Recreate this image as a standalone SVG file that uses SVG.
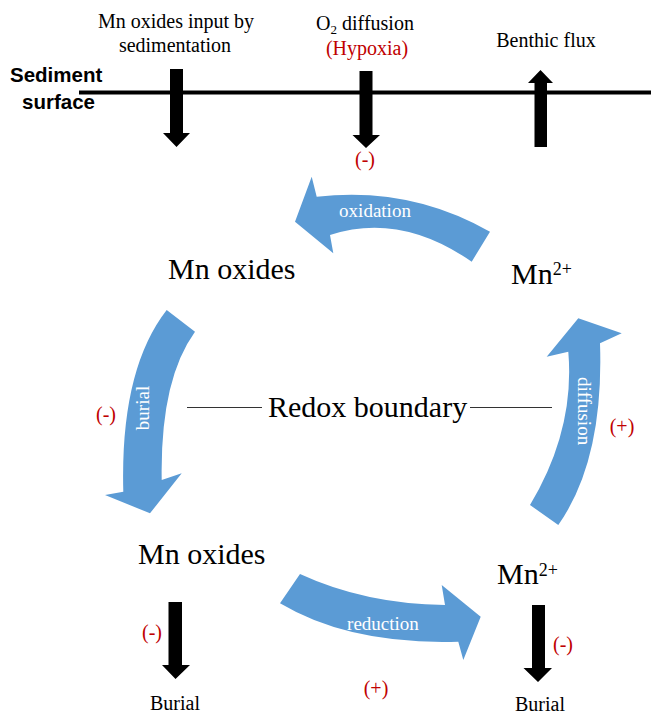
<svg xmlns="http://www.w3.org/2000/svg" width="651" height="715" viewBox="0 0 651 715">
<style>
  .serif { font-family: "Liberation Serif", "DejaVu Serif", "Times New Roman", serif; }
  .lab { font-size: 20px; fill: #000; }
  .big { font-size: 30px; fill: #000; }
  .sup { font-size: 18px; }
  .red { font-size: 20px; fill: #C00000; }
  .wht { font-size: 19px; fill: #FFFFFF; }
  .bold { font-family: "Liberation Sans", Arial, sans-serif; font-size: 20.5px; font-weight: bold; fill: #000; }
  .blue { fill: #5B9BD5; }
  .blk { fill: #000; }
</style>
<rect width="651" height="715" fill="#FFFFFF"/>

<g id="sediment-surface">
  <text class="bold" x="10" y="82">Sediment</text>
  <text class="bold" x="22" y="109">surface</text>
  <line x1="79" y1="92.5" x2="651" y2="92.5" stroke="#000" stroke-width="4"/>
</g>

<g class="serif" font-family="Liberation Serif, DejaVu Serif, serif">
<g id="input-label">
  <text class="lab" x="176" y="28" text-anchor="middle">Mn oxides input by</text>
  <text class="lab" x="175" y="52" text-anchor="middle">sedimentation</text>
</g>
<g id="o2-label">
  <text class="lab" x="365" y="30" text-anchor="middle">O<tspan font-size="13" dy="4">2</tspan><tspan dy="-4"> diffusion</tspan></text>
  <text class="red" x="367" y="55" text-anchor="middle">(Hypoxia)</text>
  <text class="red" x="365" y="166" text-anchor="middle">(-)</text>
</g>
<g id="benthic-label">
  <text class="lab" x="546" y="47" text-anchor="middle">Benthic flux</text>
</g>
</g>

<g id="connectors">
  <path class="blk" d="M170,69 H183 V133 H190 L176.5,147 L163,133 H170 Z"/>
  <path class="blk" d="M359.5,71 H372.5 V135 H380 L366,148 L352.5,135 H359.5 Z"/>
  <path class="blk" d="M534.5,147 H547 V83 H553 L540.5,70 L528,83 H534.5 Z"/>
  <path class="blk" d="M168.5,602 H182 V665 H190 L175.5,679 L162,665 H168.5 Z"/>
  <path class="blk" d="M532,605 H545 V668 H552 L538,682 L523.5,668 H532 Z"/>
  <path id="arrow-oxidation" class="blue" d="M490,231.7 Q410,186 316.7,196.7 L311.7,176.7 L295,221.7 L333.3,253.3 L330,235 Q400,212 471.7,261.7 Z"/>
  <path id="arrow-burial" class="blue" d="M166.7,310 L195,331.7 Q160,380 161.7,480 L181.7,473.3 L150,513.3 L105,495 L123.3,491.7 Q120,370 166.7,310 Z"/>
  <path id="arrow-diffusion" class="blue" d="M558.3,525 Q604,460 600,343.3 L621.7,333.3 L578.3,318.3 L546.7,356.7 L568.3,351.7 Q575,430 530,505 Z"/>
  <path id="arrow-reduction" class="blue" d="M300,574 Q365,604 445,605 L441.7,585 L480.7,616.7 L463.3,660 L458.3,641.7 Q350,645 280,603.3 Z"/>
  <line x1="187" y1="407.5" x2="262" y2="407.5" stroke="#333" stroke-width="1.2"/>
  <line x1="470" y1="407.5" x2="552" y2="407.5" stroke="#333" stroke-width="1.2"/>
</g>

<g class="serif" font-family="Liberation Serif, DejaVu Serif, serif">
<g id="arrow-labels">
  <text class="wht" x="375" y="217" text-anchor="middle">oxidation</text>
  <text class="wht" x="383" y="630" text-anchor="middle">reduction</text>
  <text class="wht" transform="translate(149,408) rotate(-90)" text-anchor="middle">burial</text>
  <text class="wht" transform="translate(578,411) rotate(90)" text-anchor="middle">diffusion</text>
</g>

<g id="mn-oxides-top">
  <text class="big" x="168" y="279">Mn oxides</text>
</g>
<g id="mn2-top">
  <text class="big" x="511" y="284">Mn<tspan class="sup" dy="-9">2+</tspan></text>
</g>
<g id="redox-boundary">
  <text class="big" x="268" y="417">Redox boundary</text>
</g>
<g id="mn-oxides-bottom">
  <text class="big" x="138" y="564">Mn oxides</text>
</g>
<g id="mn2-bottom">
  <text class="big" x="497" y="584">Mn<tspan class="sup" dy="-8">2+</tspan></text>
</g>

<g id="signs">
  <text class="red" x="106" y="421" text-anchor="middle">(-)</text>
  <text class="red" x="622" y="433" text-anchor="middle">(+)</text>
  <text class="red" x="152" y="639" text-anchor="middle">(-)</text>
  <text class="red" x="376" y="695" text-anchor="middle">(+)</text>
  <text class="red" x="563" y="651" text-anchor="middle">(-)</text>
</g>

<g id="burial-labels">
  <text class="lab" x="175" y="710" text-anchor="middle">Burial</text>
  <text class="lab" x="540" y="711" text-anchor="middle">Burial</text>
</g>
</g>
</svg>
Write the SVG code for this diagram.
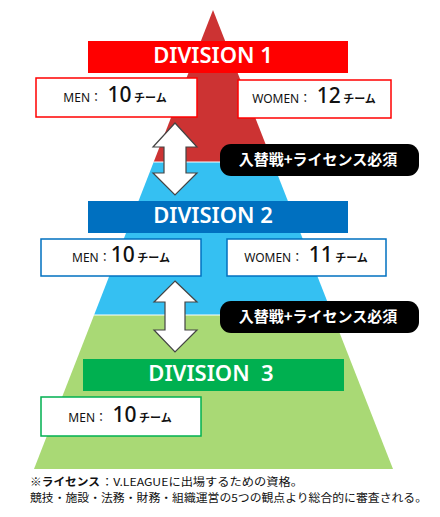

▶ [WHAT NEEDS TO BE DONE]:
Reproduce the entries above word for word. Pictures stay out.

▶ [COMPLETE RESPONSE]:
Recreate this image as a standalone SVG file that uses SVG.
<svg xmlns="http://www.w3.org/2000/svg" width="651" height="715" viewBox="0 0 651 715">
<style>
  .serif { font-family: "Liberation Serif", "DejaVu Serif", "Times New Roman", serif; }
  .lab { font-size: 20px; fill: #000; }
  .big { font-size: 30px; fill: #000; }
  .sup { font-size: 18px; }
  .red { font-size: 20px; fill: #C00000; }
  .wht { font-size: 19px; fill: #FFFFFF; }
  .bold { font-family: "Liberation Sans", Arial, sans-serif; font-size: 20.5px; font-weight: bold; fill: #000; }
  .blue { fill: #5B9BD5; }
  .blk { fill: #000; }
</style>
<rect width="651" height="715" fill="#FFFFFF"/>

<g id="sediment-surface">
  <text class="bold" x="10" y="82">Sediment</text>
  <text class="bold" x="22" y="109">surface</text>
  <line x1="79" y1="92.5" x2="651" y2="92.5" stroke="#000" stroke-width="4"/>
</g>

<g class="serif" font-family="Liberation Serif, DejaVu Serif, serif">
<g id="input-label">
  <text class="lab" x="176" y="28" text-anchor="middle">Mn oxides input by</text>
  <text class="lab" x="175" y="52" text-anchor="middle">sedimentation</text>
</g>
<g id="o2-label">
  <text class="lab" x="365" y="30" text-anchor="middle">O<tspan font-size="13" dy="4">2</tspan><tspan dy="-4"> diffusion</tspan></text>
  <text class="red" x="367" y="55" text-anchor="middle">(Hypoxia)</text>
  <text class="red" x="365" y="166" text-anchor="middle">(-)</text>
</g>
<g id="benthic-label">
  <text class="lab" x="546" y="47" text-anchor="middle">Benthic flux</text>
</g>
</g>

<g id="connectors">
  <path class="blk" d="M170,69 H183 V133 H190 L176.5,147 L163,133 H170 Z"/>
  <path class="blk" d="M359.5,71 H372.5 V135 H380 L366,148 L352.5,135 H359.5 Z"/>
  <path class="blk" d="M534.5,147 H547 V83 H553 L540.5,70 L528,83 H534.5 Z"/>
  <path class="blk" d="M168.5,602 H182 V665 H190 L175.5,679 L162,665 H168.5 Z"/>
  <path class="blk" d="M532,605 H545 V668 H552 L538,682 L523.5,668 H532 Z"/>
  <path id="arrow-oxidation" class="blue" d="M490,231.7 Q410,186 316.7,196.7 L311.7,176.7 L295,221.7 L333.3,253.3 L330,235 Q400,212 471.7,261.7 Z"/>
  <path id="arrow-burial" class="blue" d="M166.7,310 L195,331.7 Q160,380 161.7,480 L181.7,473.3 L150,513.3 L105,495 L123.3,491.7 Q120,370 166.7,310 Z"/>
  <path id="arrow-diffusion" class="blue" d="M558.3,525 Q604,460 600,343.3 L621.7,333.3 L578.3,318.3 L546.7,356.7 L568.3,351.7 Q575,430 530,505 Z"/>
  <path id="arrow-reduction" class="blue" d="M300,574 Q365,604 445,605 L441.7,585 L480.7,616.7 L463.3,660 L458.3,641.7 Q350,645 280,603.3 Z"/>
  <line x1="187" y1="407.5" x2="262" y2="407.5" stroke="#333" stroke-width="1.2"/>
  <line x1="470" y1="407.5" x2="552" y2="407.5" stroke="#333" stroke-width="1.2"/>
</g>

<g class="serif" font-family="Liberation Serif, DejaVu Serif, serif">
<g id="arrow-labels">
  <text class="wht" x="375" y="217" text-anchor="middle">oxidation</text>
  <text class="wht" x="383" y="630" text-anchor="middle">reduction</text>
  <text class="wht" transform="translate(149,408) rotate(-90)" text-anchor="middle">burial</text>
  <text class="wht" transform="translate(578,411) rotate(90)" text-anchor="middle">diffusion</text>
</g>

<g id="mn-oxides-top">
  <text class="big" x="168" y="279">Mn oxides</text>
</g>
<g id="mn2-top">
  <text class="big" x="511" y="284">Mn<tspan class="sup" dy="-9">2+</tspan></text>
</g>
<g id="redox-boundary">
  <text class="big" x="268" y="417">Redox boundary</text>
</g>
<g id="mn-oxides-bottom">
  <text class="big" x="138" y="564">Mn oxides</text>
</g>
<g id="mn2-bottom">
  <text class="big" x="497" y="584">Mn<tspan class="sup" dy="-8">2+</tspan></text>
</g>

<g id="signs">
  <text class="red" x="106" y="421" text-anchor="middle">(-)</text>
  <text class="red" x="622" y="433" text-anchor="middle">(+)</text>
  <text class="red" x="152" y="639" text-anchor="middle">(-)</text>
  <text class="red" x="376" y="695" text-anchor="middle">(+)</text>
  <text class="red" x="563" y="651" text-anchor="middle">(-)</text>
</g>

<g id="burial-labels">
  <text class="lab" x="175" y="710" text-anchor="middle">Burial</text>
  <text class="lab" x="540" y="711" text-anchor="middle">Burial</text>
</g>
</g>
</svg>
Write the SVG code for this diagram.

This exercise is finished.